Technical and regulatory hurdles facing floating wind development off California led to unexpectedly low turnout and prices in the recent auction – with knock-on benefits to levelised cost of energy (LCOE) on the cards as a result, according to two leading sector analysts.

Only seven of 43 qualified bidders turned up for five lease areas off Morro Bay and Humboldt WEAs, with five developers paying $757.1m in total for between 4.6GW- 7.5GW of capacity in a process that saw acreage change hands for a fraction of the prices seen in Atlantic rounds earlier this year.

“The lack of offshore wind revenue support programme in California, the need to use nascent floating platform technology, and a non-existent local supply chain can explain the lower prices and turnout,” said Chelsea Jean-Michel, wind energy analyst for BloombergNEF.

California is targeting 2-5GW of capacity by 2030 and 25GW by 2045, but these are not legal mandates.
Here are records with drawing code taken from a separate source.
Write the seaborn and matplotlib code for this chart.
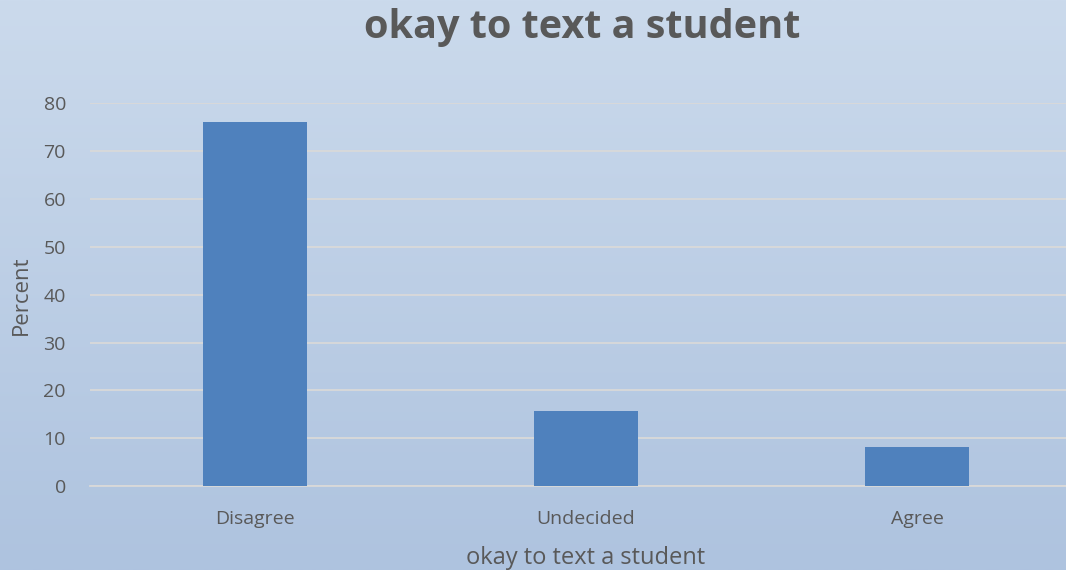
import numpy as np
import pandas as pd
import matplotlib
matplotlib.use("Agg")
import matplotlib.pyplot as plt
import seaborn as sns

categories = ["Disagree", "Undecided", "Agree"]
percent = [76.1, 15.7, 8.1]
y_ticks = [0, 10, 20, 30, 40, 50, 60, 70, 80]
title = "okay to text a student"
x_label = "okay to text a student"
y_label = "Percent"

sns.set_theme(style="white")
plt.rcParams["font.family"] = ["Open Sans", "DejaVu Sans"]

text_color = "#595959"
bar_color = "#4f81bd"
grid_color = "#d9d9d9"

fig = plt.figure(figsize=(10.66, 5.70), dpi=100)

# vertical gradient background over the whole figure
bg = fig.add_axes([0, 0, 1, 1], zorder=0)
top = np.array([0xcb, 0xda, 0xec]) / 255
bottom = np.array([0xae, 0xc3, 0xdf]) / 255
t = np.linspace(0, 1, 256)[:, None]
grad = top[None, :] * (1 - t) + bottom[None, :] * t
bg.imshow(grad[:, None, :], aspect="auto", extent=[0, 1, 0, 1])
bg.set_axis_off()

ax = fig.add_axes([0.084, 0.147, 0.916, 0.672], zorder=1)
ax.patch.set_alpha(0)

df = pd.DataFrame({"category": categories, "percent": percent})
sns.barplot(data=df, x="category", y="percent", color=bar_color,
            saturation=1, width=0.315, linewidth=0, ax=ax, zorder=3)

ax.set_xlim(-0.5, 2.45)
ax.set_ylim(0, 80)
ax.set_yticks(y_ticks)
ax.yaxis.grid(True, color=grid_color, linewidth=1.3, zorder=0)
ax.set_axisbelow(True)
for s in ["top", "right", "left"]:
    ax.spines[s].set_visible(False)
ax.spines["bottom"].set_color(grid_color)
ax.spines["bottom"].set_linewidth(1.3)
ax.tick_params(axis="both", length=0, labelsize=14, colors=text_color)
ax.tick_params(axis="y", pad=17)
ax.tick_params(axis="x", pad=17)

ax.set_xlabel(x_label, fontsize=17, color=text_color, labelpad=13)
ax.xaxis.label.set_x(0.508)
ax.set_ylabel(y_label, fontsize=16, color=text_color, labelpad=8)

fig.text(0.546, 0.952, title, ha="center", va="center", fontsize=28.5,
         fontweight="bold", color=text_color)

fig.savefig("out.png", dpi=100)
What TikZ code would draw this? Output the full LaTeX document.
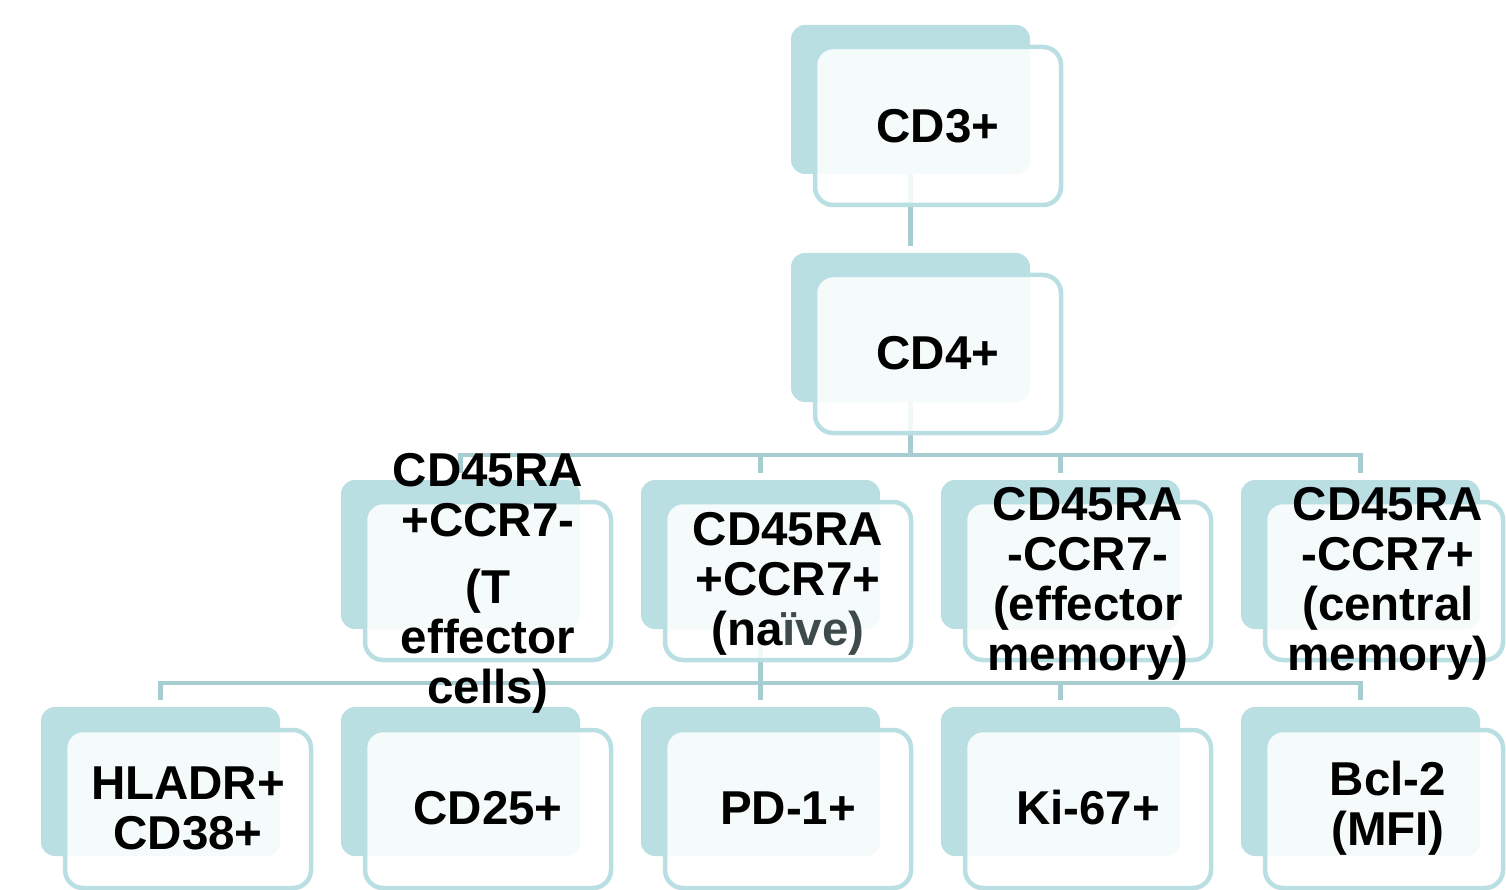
\documentclass[tikz,border=0pt]{standalone}
\usepackage{fontspec}
\setmainfont{Liberation Sans}
\usetikzlibrary{calc}
\definecolor{boxteal}{HTML}{B9DFE3}
\definecolor{linkteal}{HTML}{A8CDD0}
\definecolor{naivegray}{HTML}{3F4B4B}
\begin{document}
\begin{tikzpicture}[x=1pt,y=-1pt,
  backbox/.style={fill=boxteal, rounded corners=14pt, minimum width=239pt, minimum height=149pt, inner sep=0pt, outer sep=0pt, anchor=north west},
  frontbox/.style={draw=boxteal, line width=4.5pt, fill=white, fill opacity=0.86, rounded corners=18pt, minimum width=246pt, minimum height=158pt, inner sep=0pt, outer sep=0pt, anchor=north west},
  lastfront/.style={frontbox, minimum width=238pt},
  linkline/.style={draw=linkteal, line width=4.5pt},
  label/.style={font=\fontsize{47.5}{50}\selectfont\bfseries, align=center, text=black, inner sep=0pt}
]
\useasboundingbox (0,0) rectangle (1506,890);
% back boxes
\node[backbox] (cd3b) at (791,25) {};
\node[backbox] (cd4b) at (791,253) {};
\node[backbox] (tab) at (341,480) {};
\node[backbox] (tbb) at (641,480) {};
\node[backbox] (tcb) at (941,480) {};
\node[backbox] (tdb) at (1241,480) {};
\node[backbox] (fab) at (41,707) {};
\node[backbox] (fbb) at (341,707) {};
\node[backbox] (fcb) at (641,707) {};
\node[backbox] (fdb) at (941,707) {};
\node[backbox] (feb) at (1241,707) {};
% bus coordinates
\coordinate (busA) at (910,455);
\coordinate (busB) at (760,683);
% connectors
\draw[linkline] (cd3b.south) -- ($(cd4b.north)+(0,-7)$);
\draw[linkline] (cd4b.south) -- (cd4b.south |- busA);
\draw[linkline] ($(tab.north)+(0,-7)$) |- (busA) -| ($(tdb.north)+(0,-7)$);
\draw[linkline] (busA -| tbb.north) -- ($(tbb.north)+(0,-7)$);
\draw[linkline] (busA -| tcb.north) -- ($(tcb.north)+(0,-7)$);
\draw[linkline] (tbb.south) -- ($(fcb.north)+(0,-7)$);
\draw[linkline] ($(fab.north)+(0,-7)$) |- (busB) -| ($(feb.north)+(0,-7)$);
\draw[linkline] (busB -| fbb.north) -- ($(fbb.north)+(0,-7)$);
\draw[linkline] (busB -| fdb.north) -- ($(fdb.north)+(0,-7)$);
% front boxes
\node[frontbox] (cd3f) at (815,47) {};
\node[frontbox] (cd4f) at (815,275) {};
\node[frontbox] (taf) at (365,502) {};
\node[frontbox] (tbf) at (665,502) {};
\node[frontbox] (tcf) at (965,502) {};
\node[lastfront] (tdf) at (1265,502) {};
\node[frontbox] (faf) at (65,730) {};
\node[frontbox] (fbf) at (365,730) {};
\node[frontbox] (fcf) at (665,730) {};
\node[frontbox] (fdf) at (965,730) {};
\node[lastfront] (fef) at (1265,730) {};
% labels
\node[label] (cd3t) at (938,126) {CD3+};
\node[label] (cd4t) at (938,353) {CD4+};
\node[label] (tat) at (488,583) {CD45RA\\+CCR7-\\[17pt](T\\effector\\cells)};
\node[label] (tbt) at (788,584) {CD45RA\\+CCR7+\\(na\textcolor{naivegray}{ïve)}};
\node[label] (tct) at (1088,584) {CD45RA\\-CCR7-\\(effector\\memory)};
\node[label] (tdt) at (1388,584) {CD45RA\\-CCR7+\\(central\\memory)};
\node[label] (fat) at (188,808) {HLADR+\\CD38+};
\node[label] (fbt) at (488,808) {CD25+};
\node[label] (fct) at (788,808) {PD-1+};
\node[label] (fdt) at (1088,808) {Ki-67+};
\node[label] (fet) at (1388,808) {Bcl-2\\(MFI)};
\end{tikzpicture}
\end{document}
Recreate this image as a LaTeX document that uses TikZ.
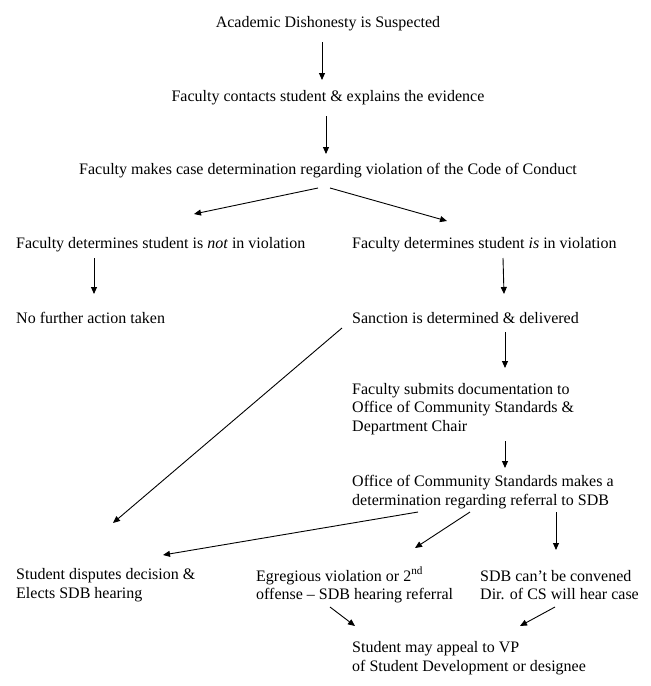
\documentclass[tikz,border=0pt]{standalone}
\usepackage{fontspec}
\setmainfont{Liberation Serif}
\usetikzlibrary{arrows.meta}
\begin{document}
\begin{tikzpicture}[x=1pt,y=-1pt,
  lbl/.style={inner sep=0pt, font=\fontsize{16}{18.4}\selectfont, align=left},
  arr/.style={-{Triangle[length=7pt,width=6pt]}, line width=0.9pt}]
\useasboundingbox (0,0) rectangle (651,686);
\fill[white] (0,0) rectangle (651,686);
\node[lbl] (n1) at (328,24) {Academic Dishonesty is Suspected};
\node[lbl] (n2) at (328,98) {Faculty contacts student \& explains the evidence};
\node[lbl] (n3) at (328,171) {Faculty makes case determination regarding violation of the Code of Conduct};
\node[lbl,anchor=west] (n4) at (16,245) {Faculty determines student is \emph{not} in violation};
\node[lbl,anchor=west] (n5) at (352,245) {Faculty determines student \emph{is} in violation};
\node[lbl,anchor=west] (n6) at (16,318) {No further action taken};
\node[lbl,anchor=west] (n7) at (352,318) {Sanction is determined \& delivered};
\node[lbl,anchor=west] (n8) at (352,409) {Faculty submits documentation to\\Office of Community Standards \&\\Department Chair};
\node[lbl,anchor=west] (n9) at (352,492) {Office of Community Standards makes a\\determination regarding referral to SDB};
\node[lbl,anchor=west] (n10) at (16,585) {Student disputes decision \&\\Elects SDB hearing};
\node[lbl,anchor=west] (n11) at (256,585) {Egregious violation or 2\textsuperscript{nd}\\offense – SDB hearing referral};
\node[lbl,anchor=west] (n12) at (480,585) {SDB can’t be convened\\Dir. of CS will hear case};
\node[lbl,anchor=west] (n13) at (352,658) {Student may appeal to VP\\of Student Development or designee};
% connector end points
\coordinate (a1s) at (322,42);  \coordinate (a1e) at (322,80);
\coordinate (a2s) at (326,116); \coordinate (a2e) at (326,154);
\coordinate (a3s) at (318,188); \coordinate (a3e) at (194,214);
\coordinate (a4s) at (330,188); \coordinate (a4e) at (447,221);
\coordinate (a5s) at (94,258);  \coordinate (a5e) at (94,294);
\coordinate (a6s) at (503,258); \coordinate (a6e) at (504,294);
\coordinate (a7s) at (342,328); \coordinate (a7e) at (113,523);
\coordinate (a8s) at (505,332); \coordinate (a8e) at (505,368);
\coordinate (a9s) at (505,441); \coordinate (a9e) at (505,468);
\coordinate (b1s) at (418,512); \coordinate (b1e) at (163,555);
\coordinate (b2s) at (470,512); \coordinate (b2e) at (415,548);
\coordinate (b3s) at (556,512); \coordinate (b3e) at (556,550);
\coordinate (c1s) at (330,607); \coordinate (c1e) at (355,626);
\coordinate (c2s) at (555,607); \coordinate (c2e) at (520,626);
\draw[arr] (a1s) -- (a1e);
\draw[arr] (a2s) -- (a2e);
\draw[arr] (a3s) -- (a3e);
\draw[arr] (a4s) -- (a4e);
\draw[arr] (a5s) -- (a5e);
\draw[arr] (a6s) -- (a6e);
\draw[arr] (a7s) -- (a7e);
\draw[arr] (a8s) -- (a8e);
\draw[arr] (a9s) -- (a9e);
\draw[arr] (b1s) -- (b1e);
\draw[arr] (b2s) -- (b2e);
\draw[arr] (b3s) -- (b3e);
\draw[arr] (c1s) -- (c1e);
\draw[arr] (c2s) -- (c2e);
\end{tikzpicture}
\end{document}
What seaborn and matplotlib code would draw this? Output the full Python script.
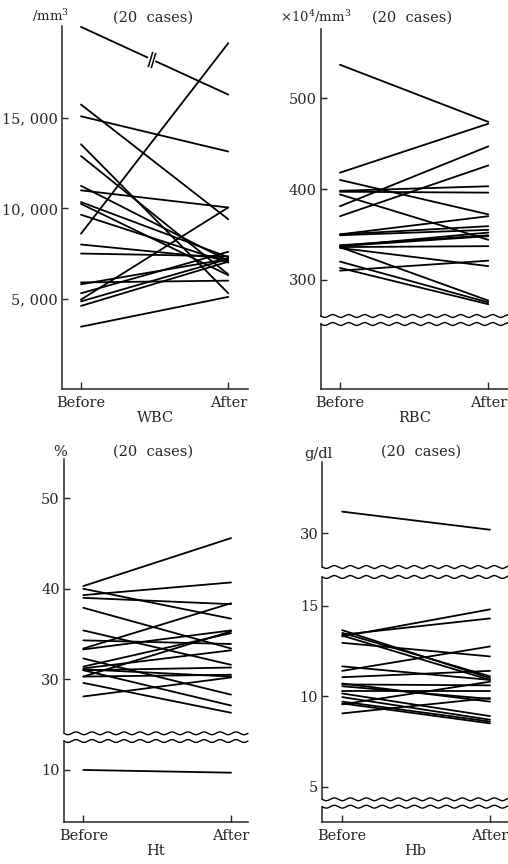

The state also lacks a procurement entity and has severe supply chain, port, and transmission grid constraints – all raising costs and risk.

High costs of floating technology likewise played a role, and BNEF sees capital expenditure (capex) for California floating at $4m-$4.98m per MW, compared to $2.5m-$3.4m per MW for fixed bottom projects.

“The California projects come at a 50% cost premium,” said Jean-Michel.

However, relatively cheap leases may lead to lower LCOE for floating development in the Golden State that is more in line with the less uncertain, fixed-bottom markets of the New York Bight, according to Danish offshore wind analytics firm Aegir Insights.

The New York Bight auction last February saw prices skyrocket to a record $4.37bn, driven by nation-leading legal mandates in the adjacent markets of New York and New Jersey of 9GW and 11GW, respectively.

New York Bight areas sold for nearly $9,000/acre, compared to around $1,700/acre in California.

“The lease prices add about $1-$3 per MWh to the Californian projects, which corresponds to between 1.2% and 4.5% of overall LCOE,” Aegir said in a research note released 18 December. “For comparison, lease prices in New York Bight make up around 10-15%” of the LCOE.

Aegir sees LCOE in Humboldt around $67/MWh and Morro Bay at $85/MWh. The research consultancy estimates New York Bight LCOE at between $68/MWh and $77/MWh, with $10 attributed to costly leases.

“The large difference in lease prices between the two auctions may significantly reduce the differences between final LCOE levels [in California and the New York Bight]”, Aegir noted.

The five winners – all US offshore wind industry incumbents – include German utility RWE; California North Floating – headed up by Denmark’s Copenhagen Infrastructure Partners (CIP); Central California Offshore Wind – led by French-Portuguese joint venture Ocean Winds; Norwegian energy group Equinor; and US renewables giant Invenergy.

“Given the unique challenges of the California market, it is really a market for sophisticated players to open up,” Scott Urquhart, CEO of Aegir, told Recharge.